Scrolling down to the very bottom of this pdf, and it is very encouraging , imo. A very informative summary of the major issues with the proposed new 'appeals' from the new defense team.
ANNEX
The Executive’s Application
- In the closing phases of the Inquiry, those representing the Former Executives of the Trust applied for the Inquiry to be adjourned pending the outcome of an application to the CCRC by Letby’s new “Legal Team”2. The Families note also the recent correspondence from Sir David Davis MP, a supporter of Letby, urging the Chair to do the same.
- As things stand at the time of writing, Lucy Letby is a convicted multiple child murderer, the most prolific child murderer in Britain. She has twice brought appeals before the Court of Appeal and on both occasions was unsuccessful. When Sir David Davis urges the Chair, as he does in his letter dated 28 February 2025 to pause the Inquiry: “Until Ms Letby’s avenues of appeal have been fully exhausted” he ignores the fact that those avenues of appeal have already been exhausted. Her right to appeal in the future could only arise within closely defined circumstances, which have so far not been established. Upon the assumption that Letby has abandoned the prospect of making a further direct appeal to the Court of Appeal (see below), her only potential route to re-referral to the Court of Appeal is through the Criminal Cases Review Commission (CCRC) as established by the Criminal Appeals Act 1995.
637. The Families are concerned that the Panel appear to be describing issues that have already been ventilated at trial or which were considered as part of the first Appeal. At their highest, the panel put forward alternative explanations for why some, but not all, of the babies collapsed and/or died based upon a review of the medical records and some, but by no means all, the evidence called at trial. It is difficult to see how a panel of experts of a single discipline provided with limited evidence could reach a better conclusion than experts of multiple disciplines considering the evidence in the round. It is unclear to the Families why Mr McDonald (or his Instructing Solicitors if he has them) would instruct multiple experts of a single discipline to undertake a limited review of the evidence and present their findings as superior to the evidence adduced at trial.
638. The elephant in the room, which Letby’s legal team appear to be studiously ignoring is that Letby had experts available to her at trial, who had access to all of the same material available to the prosecution experts and who provided multiple reports. As the Court of Appeal observed at paragraph 5 of their judgement in the first appeal:
“The defence mounted a robust approach to the evidence that was called. Serious allegations were put to the numerous professional witnesses (including expert witnesses) who were called on behalf of the prosecution. Two points may be noted at the outset. First, though the defence instructed a number of expert witnesses of their own, and many reports were served from them before and during the trial, no evidence was called on the applicant’s behalf.
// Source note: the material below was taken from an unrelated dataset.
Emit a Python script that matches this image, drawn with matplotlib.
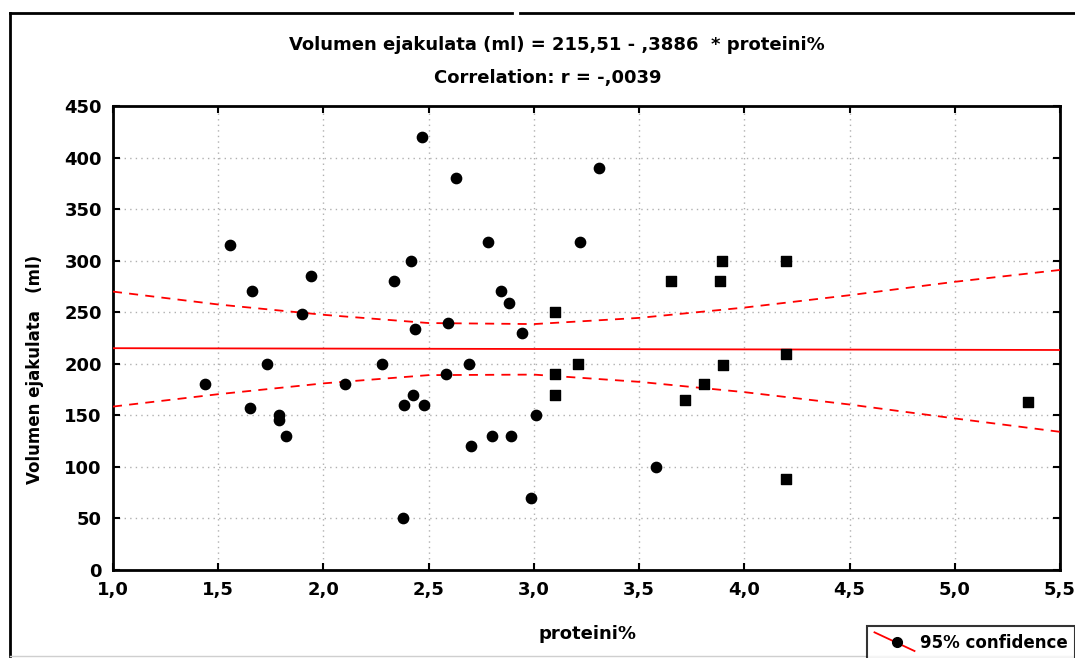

The entirety of the evidence called for the defence consisted of the applicant’s own testimony, and that of an estate plumber, who had worked at the hospital since 1986. He gave evidence about certain plumbing problems that had occurred at various points in the unit: and of two particular incidents in the unit, but not on a date or around the time of any incident in the indictment. Secondly, to make a somewhat basic point, what was put to the prosecution witnesses in cross-examination, was not evidence, save to the extent it was accepted by the witness. More specifically, in the context of this appeal, suggestions made in cross-examination which were not accepted by prosecution witnesses and were not supported by evidence called on behalf of the applicant, are, as the respondent has submitted, irrelevant.”